Review the routine after two or three weeks. Keep the app when the child shows stronger understanding, confidence, curiosity, or independent problem-solving. Remove it when most of the time is spent chasing rewards, repeating passive content, or asking for the paid section. The broader guide Best Educational Apps for Kids by Age can help when a child begins to outgrow preschool-level material.
Final Thoughts
Finding the best apps preschoolers can use does not require building a large digital library. Start with the child’s clearest need. Choose Khan Academy Kids for broad learning, Duolingo ABC or Teach Your Monster to Read for literacy, Moose Math for numbers, or Thinkrolls 1 for reasoning. Add a subscription only when its distinct value is clear and the child will use it regularly.
Use the selected app for two or three weeks. Watch what the child understands, not just what they complete. Connect the activity with a book, conversation, drawing, movement, or real object whenever possible. An educational app should make the rest of the child’s learning richer. It should not become the center of the day. When the child is ready for material beyond preschool level, use Best Educational Apps for Kids by Age to choose the next step.
Frequently Asked Questions (FAQs) About Best Apps Preschoolers
What Is the Best Completely Free Preschool App?
Khan Academy Kids is the strongest free all-round choice. It covers literacy, maths, books, creativity, and social-emotional learning without a subscription. Duolingo ABC is better when the main concern is early English reading. Moose Math is the more focused choice for numeracy, while PBS KIDS Games offers a large variety of subject-based games. The right free app depends on the skill the child needs, not the number of activities included.
Should a Four-Year-Old Use an App Alone?
Some independent use is reasonable when an adult has reviewed the app, secured purchases, and confirmed that the child understands the controls. Shared use is more valuable when the activity introduces a new concept. Parents do not need to supervise every tap, but they should occasionally ask the child to explain what happened or show how a problem was solved. A child repeatedly asking for help may be using material that is too difficult. A child tapping without thinking may be using material that is too easy.

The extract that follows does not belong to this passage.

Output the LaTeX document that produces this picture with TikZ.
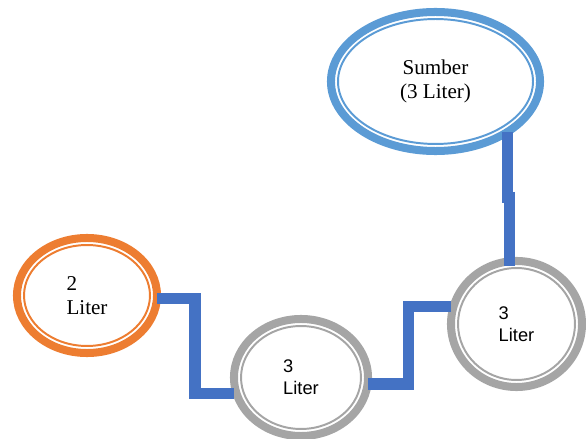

Are Subscription Apps Better Than Free Preschool Apps?
No. Several of the strongest apps preschoolers can use are free. A subscription earns its place when it provides something distinct, such as Pok Pok’s open-ended play, Lingokids’ large multi-subject library, or specialist professional tools. Paying only for a larger quantity of ordinary tracing games and videos rarely improves the experience. Always check the renewal date and local price before starting a trial.
Can Learning Apps Replace Books and Hands-On Play?
They should not. Apps can provide repetition and immediate feedback, but printed books, conversation, drawing, pretend play, outdoor movement, blocks, puzzles, and ordinary household tasks teach skills that a touchscreen cannot reproduce fully. The strongest routine uses an app to introduce or practice an idea, then takes that idea away from the device.
When Should Parents Consider a Speech App?
A speech app is worth considering after a speech-language pathologist has identified a suitable target and provided a practice method. Parents who are concerned about unclear speech, limited vocabulary, stuttering, hearing, or language development should seek professional advice rather than relying on an app to identify the problem.